◆ **PROBLEM TO SOLVE**: Each line of the material must be repeated precisely, with the pictures left out.

◆ **DATASET EXTRACT**:
::::::::::
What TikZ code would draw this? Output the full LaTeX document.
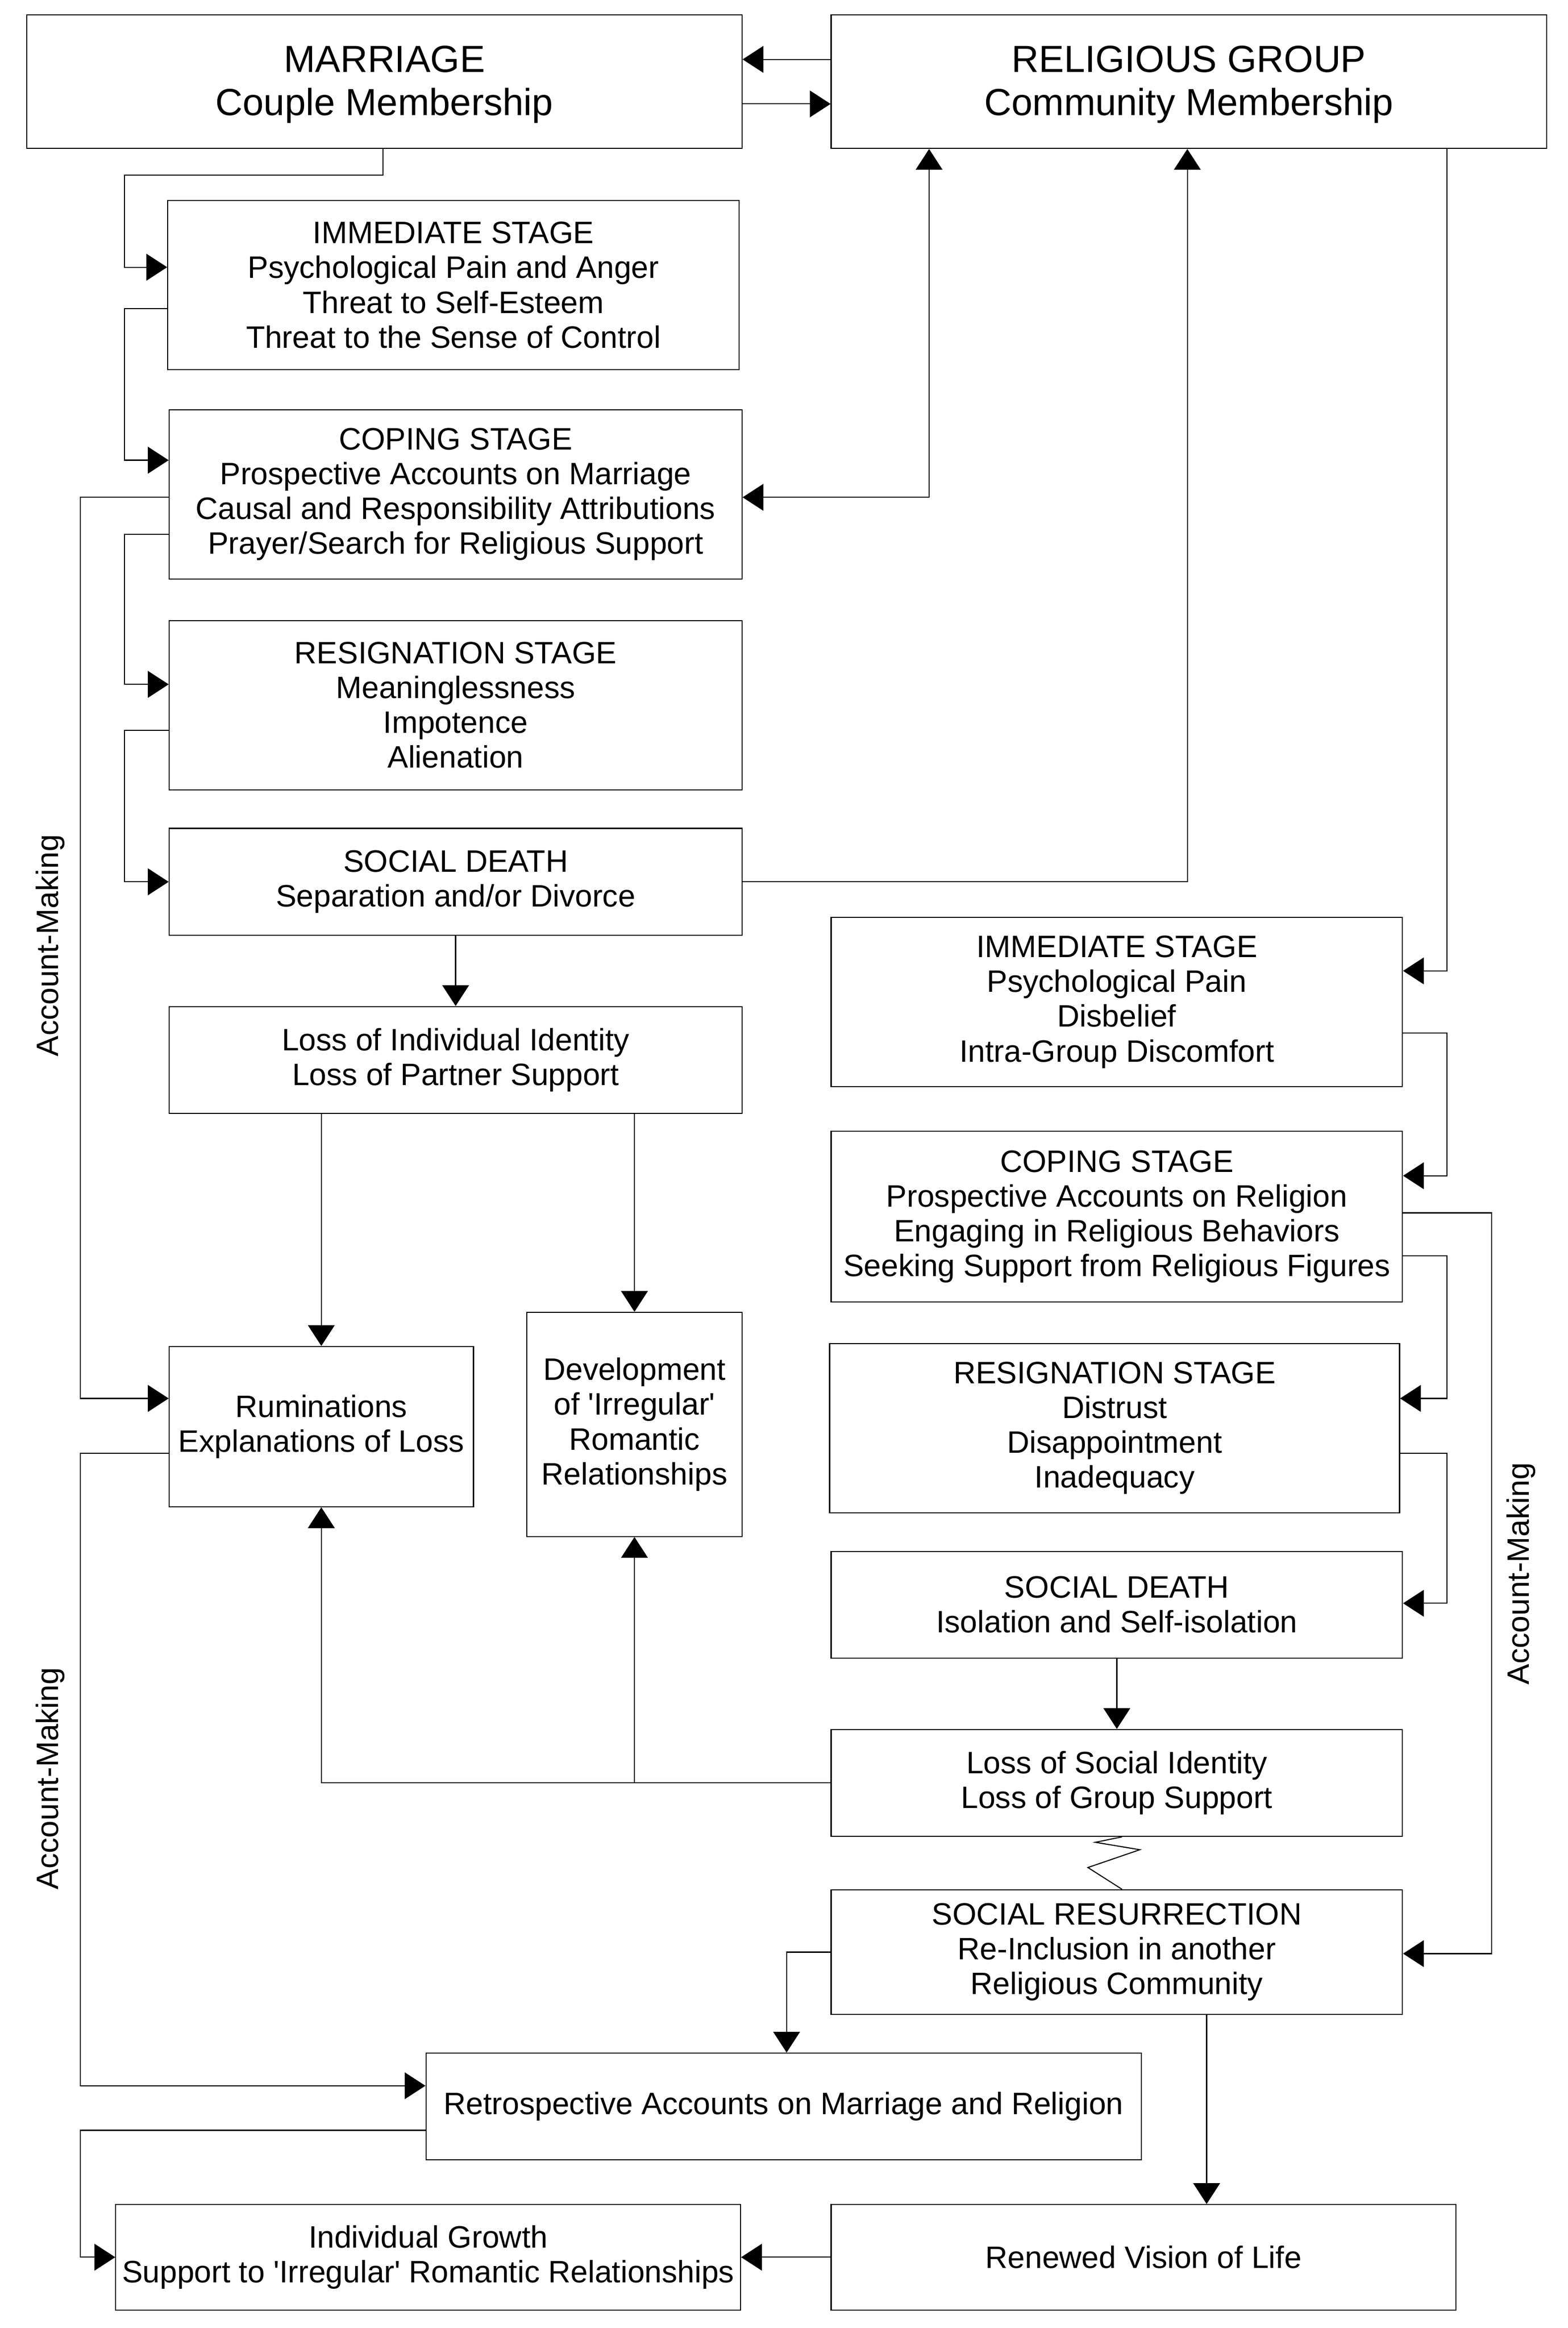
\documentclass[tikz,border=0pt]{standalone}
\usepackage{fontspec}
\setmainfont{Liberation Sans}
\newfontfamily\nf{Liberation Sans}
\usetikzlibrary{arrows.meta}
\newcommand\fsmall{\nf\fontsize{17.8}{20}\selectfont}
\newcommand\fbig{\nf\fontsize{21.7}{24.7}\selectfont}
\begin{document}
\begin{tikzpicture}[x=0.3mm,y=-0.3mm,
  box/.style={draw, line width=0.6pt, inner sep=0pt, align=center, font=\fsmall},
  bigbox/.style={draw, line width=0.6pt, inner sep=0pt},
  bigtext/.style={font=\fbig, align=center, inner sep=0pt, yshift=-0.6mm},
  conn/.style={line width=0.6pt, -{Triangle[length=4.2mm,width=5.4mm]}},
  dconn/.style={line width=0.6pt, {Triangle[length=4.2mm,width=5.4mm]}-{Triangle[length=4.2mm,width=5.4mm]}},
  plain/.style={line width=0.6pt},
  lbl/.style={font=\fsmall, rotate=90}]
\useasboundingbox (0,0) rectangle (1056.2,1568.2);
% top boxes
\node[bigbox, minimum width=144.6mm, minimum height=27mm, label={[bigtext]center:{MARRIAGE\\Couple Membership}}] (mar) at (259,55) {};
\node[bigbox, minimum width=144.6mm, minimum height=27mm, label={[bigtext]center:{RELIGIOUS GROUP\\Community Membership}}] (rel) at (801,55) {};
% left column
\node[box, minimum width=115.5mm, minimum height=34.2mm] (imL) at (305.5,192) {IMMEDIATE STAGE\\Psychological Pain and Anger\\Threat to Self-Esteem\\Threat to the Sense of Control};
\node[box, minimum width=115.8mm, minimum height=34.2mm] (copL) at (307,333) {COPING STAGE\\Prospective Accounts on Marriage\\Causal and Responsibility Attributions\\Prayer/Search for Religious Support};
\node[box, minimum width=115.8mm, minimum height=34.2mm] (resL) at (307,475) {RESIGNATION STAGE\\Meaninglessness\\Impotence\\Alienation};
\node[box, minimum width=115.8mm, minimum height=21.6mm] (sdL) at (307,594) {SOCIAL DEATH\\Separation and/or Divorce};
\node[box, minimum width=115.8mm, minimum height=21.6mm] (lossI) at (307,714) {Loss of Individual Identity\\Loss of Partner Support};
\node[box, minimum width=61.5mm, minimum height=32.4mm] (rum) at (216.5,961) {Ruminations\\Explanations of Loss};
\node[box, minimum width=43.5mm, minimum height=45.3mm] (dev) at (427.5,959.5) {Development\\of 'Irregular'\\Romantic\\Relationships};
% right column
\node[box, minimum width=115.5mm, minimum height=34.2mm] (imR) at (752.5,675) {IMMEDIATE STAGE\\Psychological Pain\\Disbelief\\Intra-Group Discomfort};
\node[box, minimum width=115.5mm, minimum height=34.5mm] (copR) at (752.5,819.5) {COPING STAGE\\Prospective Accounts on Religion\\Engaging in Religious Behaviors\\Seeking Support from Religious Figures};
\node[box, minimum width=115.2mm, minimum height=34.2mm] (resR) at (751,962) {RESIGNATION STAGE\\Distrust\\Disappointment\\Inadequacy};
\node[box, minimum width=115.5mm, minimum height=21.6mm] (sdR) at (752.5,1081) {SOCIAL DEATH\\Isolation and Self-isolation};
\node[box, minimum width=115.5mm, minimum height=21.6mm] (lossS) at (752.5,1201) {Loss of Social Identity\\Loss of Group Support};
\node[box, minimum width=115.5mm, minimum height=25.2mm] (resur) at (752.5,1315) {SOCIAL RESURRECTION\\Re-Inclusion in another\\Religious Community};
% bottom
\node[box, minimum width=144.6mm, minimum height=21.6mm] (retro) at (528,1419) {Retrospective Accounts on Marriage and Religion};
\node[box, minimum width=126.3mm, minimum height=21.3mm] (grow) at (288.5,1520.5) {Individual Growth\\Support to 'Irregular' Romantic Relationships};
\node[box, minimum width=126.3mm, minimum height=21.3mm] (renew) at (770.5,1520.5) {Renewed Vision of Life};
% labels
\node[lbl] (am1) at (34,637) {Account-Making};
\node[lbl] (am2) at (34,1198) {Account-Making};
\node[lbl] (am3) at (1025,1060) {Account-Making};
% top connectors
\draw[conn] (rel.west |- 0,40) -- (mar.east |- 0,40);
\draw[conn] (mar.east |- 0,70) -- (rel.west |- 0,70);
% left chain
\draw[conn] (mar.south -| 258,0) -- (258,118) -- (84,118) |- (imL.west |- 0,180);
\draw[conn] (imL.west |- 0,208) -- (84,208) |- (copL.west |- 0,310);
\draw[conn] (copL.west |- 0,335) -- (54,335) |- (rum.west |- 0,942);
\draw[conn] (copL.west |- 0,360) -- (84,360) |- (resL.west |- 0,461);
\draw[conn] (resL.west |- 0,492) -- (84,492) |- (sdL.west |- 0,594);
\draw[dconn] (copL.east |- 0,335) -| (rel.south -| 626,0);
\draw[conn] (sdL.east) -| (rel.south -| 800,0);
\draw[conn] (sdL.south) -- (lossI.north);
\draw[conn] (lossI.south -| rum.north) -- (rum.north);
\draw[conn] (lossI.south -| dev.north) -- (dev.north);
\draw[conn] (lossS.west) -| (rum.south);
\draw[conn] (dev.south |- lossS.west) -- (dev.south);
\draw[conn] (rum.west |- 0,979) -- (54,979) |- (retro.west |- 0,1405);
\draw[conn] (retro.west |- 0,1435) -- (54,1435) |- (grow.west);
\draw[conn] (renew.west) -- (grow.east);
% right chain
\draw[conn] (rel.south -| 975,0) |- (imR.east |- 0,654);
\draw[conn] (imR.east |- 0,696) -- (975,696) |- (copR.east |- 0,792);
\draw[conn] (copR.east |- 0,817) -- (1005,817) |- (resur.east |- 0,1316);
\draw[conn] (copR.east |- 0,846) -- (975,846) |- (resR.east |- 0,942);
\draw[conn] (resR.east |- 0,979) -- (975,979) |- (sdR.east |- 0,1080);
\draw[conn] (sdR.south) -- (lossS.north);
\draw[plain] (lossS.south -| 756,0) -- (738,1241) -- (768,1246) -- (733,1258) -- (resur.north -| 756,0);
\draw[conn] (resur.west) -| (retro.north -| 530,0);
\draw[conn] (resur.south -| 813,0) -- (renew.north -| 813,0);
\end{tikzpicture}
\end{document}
::::::::::
◆ **RESULT**:
What TikZ code would draw this? Output the full LaTeX document.
\documentclass[tikz,border=0pt]{standalone}
\usepackage{fontspec}
\setmainfont{Liberation Sans}
\newfontfamily\nf{Liberation Sans}
\usetikzlibrary{arrows.meta}
\newcommand\fsmall{\nf\fontsize{17.8}{20}\selectfont}
\newcommand\fbig{\nf\fontsize{21.7}{24.7}\selectfont}
\begin{document}
\begin{tikzpicture}[x=0.3mm,y=-0.3mm,
  box/.style={draw, line width=0.6pt, inner sep=0pt, align=center, font=\fsmall},
  bigbox/.style={draw, line width=0.6pt, inner sep=0pt},
  bigtext/.style={font=\fbig, align=center, inner sep=0pt, yshift=-0.6mm},
  conn/.style={line width=0.6pt, -{Triangle[length=4.2mm,width=5.4mm]}},
  dconn/.style={line width=0.6pt, {Triangle[length=4.2mm,width=5.4mm]}-{Triangle[length=4.2mm,width=5.4mm]}},
  plain/.style={line width=0.6pt},
  lbl/.style={font=\fsmall, rotate=90}]
\useasboundingbox (0,0) rectangle (1056.2,1568.2);
% top boxes
\node[bigbox, minimum width=144.6mm, minimum height=27mm, label={[bigtext]center:{MARRIAGE\\Couple Membership}}] (mar) at (259,55) {};
\node[bigbox, minimum width=144.6mm, minimum height=27mm, label={[bigtext]center:{RELIGIOUS GROUP\\Community Membership}}] (rel) at (801,55) {};
% left column
\node[box, minimum width=115.5mm, minimum height=34.2mm] (imL) at (305.5,192) {IMMEDIATE STAGE\\Psychological Pain and Anger\\Threat to Self-Esteem\\Threat to the Sense of Control};
\node[box, minimum width=115.8mm, minimum height=34.2mm] (copL) at (307,333) {COPING STAGE\\Prospective Accounts on Marriage\\Causal and Responsibility Attributions\\Prayer/Search for Religious Support};
\node[box, minimum width=115.8mm, minimum height=34.2mm] (resL) at (307,475) {RESIGNATION STAGE\\Meaninglessness\\Impotence\\Alienation};
\node[box, minimum width=115.8mm, minimum height=21.6mm] (sdL) at (307,594) {SOCIAL DEATH\\Separation and/or Divorce};
\node[box, minimum width=115.8mm, minimum height=21.6mm] (lossI) at (307,714) {Loss of Individual Identity\\Loss of Partner Support};
\node[box, minimum width=61.5mm, minimum height=32.4mm] (rum) at (216.5,961) {Ruminations\\Explanations of Loss};
\node[box, minimum width=43.5mm, minimum height=45.3mm] (dev) at (427.5,959.5) {Development\\of 'Irregular'\\Romantic\\Relationships};
% right column
\node[box, minimum width=115.5mm, minimum height=34.2mm] (imR) at (752.5,675) {IMMEDIATE STAGE\\Psychological Pain\\Disbelief\\Intra-Group Discomfort};
\node[box, minimum width=115.5mm, minimum height=34.5mm] (copR) at (752.5,819.5) {COPING STAGE\\Prospective Accounts on Religion\\Engaging in Religious Behaviors\\Seeking Support from Religious Figures};
\node[box, minimum width=115.2mm, minimum height=34.2mm] (resR) at (751,962) {RESIGNATION STAGE\\Distrust\\Disappointment\\Inadequacy};
\node[box, minimum width=115.5mm, minimum height=21.6mm] (sdR) at (752.5,1081) {SOCIAL DEATH\\Isolation and Self-isolation};
\node[box, minimum width=115.5mm, minimum height=21.6mm] (lossS) at (752.5,1201) {Loss of Social Identity\\Loss of Group Support};
\node[box, minimum width=115.5mm, minimum height=25.2mm] (resur) at (752.5,1315) {SOCIAL RESURRECTION\\Re-Inclusion in another\\Religious Community};
% bottom
\node[box, minimum width=144.6mm, minimum height=21.6mm] (retro) at (528,1419) {Retrospective Accounts on Marriage and Religion};
\node[box, minimum width=126.3mm, minimum height=21.3mm] (grow) at (288.5,1520.5) {Individual Growth\\Support to 'Irregular' Romantic Relationships};
\node[box, minimum width=126.3mm, minimum height=21.3mm] (renew) at (770.5,1520.5) {Renewed Vision of Life};
% labels
\node[lbl] (am1) at (34,637) {Account-Making};
\node[lbl] (am2) at (34,1198) {Account-Making};
\node[lbl] (am3) at (1025,1060) {Account-Making};
% top connectors
\draw[conn] (rel.west |- 0,40) -- (mar.east |- 0,40);
\draw[conn] (mar.east |- 0,70) -- (rel.west |- 0,70);
% left chain
\draw[conn] (mar.south -| 258,0) -- (258,118) -- (84,118) |- (imL.west |- 0,180);
\draw[conn] (imL.west |- 0,208) -- (84,208) |- (copL.west |- 0,310);
\draw[conn] (copL.west |- 0,335) -- (54,335) |- (rum.west |- 0,942);
\draw[conn] (copL.west |- 0,360) -- (84,360) |- (resL.west |- 0,461);
\draw[conn] (resL.west |- 0,492) -- (84,492) |- (sdL.west |- 0,594);
\draw[dconn] (copL.east |- 0,335) -| (rel.south -| 626,0);
\draw[conn] (sdL.east) -| (rel.south -| 800,0);
\draw[conn] (sdL.south) -- (lossI.north);
\draw[conn] (lossI.south -| rum.north) -- (rum.north);
\draw[conn] (lossI.south -| dev.north) -- (dev.north);
\draw[conn] (lossS.west) -| (rum.south);
\draw[conn] (dev.south |- lossS.west) -- (dev.south);
\draw[conn] (rum.west |- 0,979) -- (54,979) |- (retro.west |- 0,1405);
\draw[conn] (retro.west |- 0,1435) -- (54,1435) |- (grow.west);
\draw[conn] (renew.west) -- (grow.east);
% right chain
\draw[conn] (rel.south -| 975,0) |- (imR.east |- 0,654);
\draw[conn] (imR.east |- 0,696) -- (975,696) |- (copR.east |- 0,792);
\draw[conn] (copR.east |- 0,817) -- (1005,817) |- (resur.east |- 0,1316);
\draw[conn] (copR.east |- 0,846) -- (975,846) |- (resR.east |- 0,942);
\draw[conn] (resR.east |- 0,979) -- (975,979) |- (sdR.east |- 0,1080);
\draw[conn] (sdR.south) -- (lossS.north);
\draw[plain] (lossS.south -| 756,0) -- (738,1241) -- (768,1246) -- (733,1258) -- (resur.north -| 756,0);
\draw[conn] (resur.west) -| (retro.north -| 530,0);
\draw[conn] (resur.south -| 813,0) -- (renew.north -| 813,0);
\end{tikzpicture}
\end{document}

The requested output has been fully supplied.